Pascal Pinaud aime jouer avec les contraires : le plein et le vide, la sobriété du noir et blanc et la luxuriance de la couleur, la rigueur des formes géométrique et la profusion des accumulations. Cette multiplicité des approches formelles tient à une volonté d’exploration de l’artiste et à un goût pour l’assemblage des formes.
Derrière cette apparente discordance des démarches, on distingue un fil rouge que l’artiste ne se lasse pas de tendre et de distendre. Depuis plus de vingt ans, il déconstruit le cadre de la peinture abstraite et utilise des matériaux industriels comme matière première de son art. Il confie avoir une fascination pour l’objet manufacturé et trouver une véritable satisfaction dans le fait de redonner une seconde vie aux objets. Pour lui, il s’agit de transformer la merde en or.
La série des Patères, recyclant des panneaux de placard et des découpes de verre d’un cuisiniste, offre un bel exemple de ce travail de récupération et de sublimation des matériaux. Utilisant leur forme et leur couleur, l’artiste les a assemblés par trois et les a pendus à une patère. Le résultat tient de la magie de l’art car Pinaud, grâce à ces surface lisses, colorées, souvent translucides et parfois miroitantes, donne naissance à des œuvres d’inspiration constructiviste en trois dimensions tout à fait originales, dans le prolongement d’un réflexion sur la peinture et son cadre initiée dans les années 60 par le groupe Support/Surface.
Cet art de l’assemblage et de la transformation, Pinaud l’exploite selon une vision épurée comme avec les Patères ou les sculptures Choc, ou bien dans une démarche accumulatrice comme dans l’Arbre à fèves. Dans cette dernière œuvre, il a recouvert un tronc en résine de plus de trois mètres de haut avec 20 481 fèves. Il a mis plus de cinq ans à les collecter, il voulait des fèves qui avaient une valeur d’usage, qui étaient passées par l’épreuve de la galette des rois.

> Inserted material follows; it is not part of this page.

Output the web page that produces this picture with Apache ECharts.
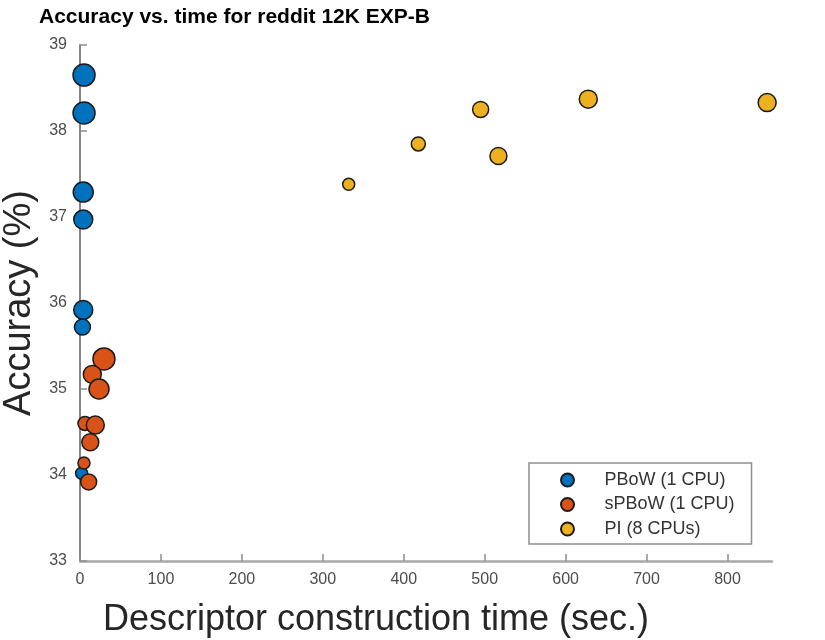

Changer le point de vue, sortir du cadre, c’est aussi en travaillant sur l’espace qui entoure le tableau qu’il l’obtient. Dans la salle située à gauche de l’entrée, Pinaud met en place une saturation visuelle qui déstabilise le spectateur. Il a accroché aux murs trois grands tableaux réalisés à partir de toiles imprimées et de tissu décoratif. Des œuvres saturées de dessins dont il vient encore surcharger la vision en éparpillant tout autour une collection d’assiettes en porcelaine à motif bleu et blanc. Le spectateur est immergé dans un foisonnement psychédélique qui est tout juste rompu par une sculpture Choc toute de noir vêtue qui trône sur son socle, seule au milieu de cette salle vide mais dont les murs semblent vivre une overdose d’ornements.
Prendre des objets du banal, qui ont un vécu, et modifier leur statut donc le regard que l’on va porter sur eux, tel est le jeu avec le réel que nous propose l’artiste. Il pratique ainsi le décalage et fait cohabiter culture populaire et « grand art ».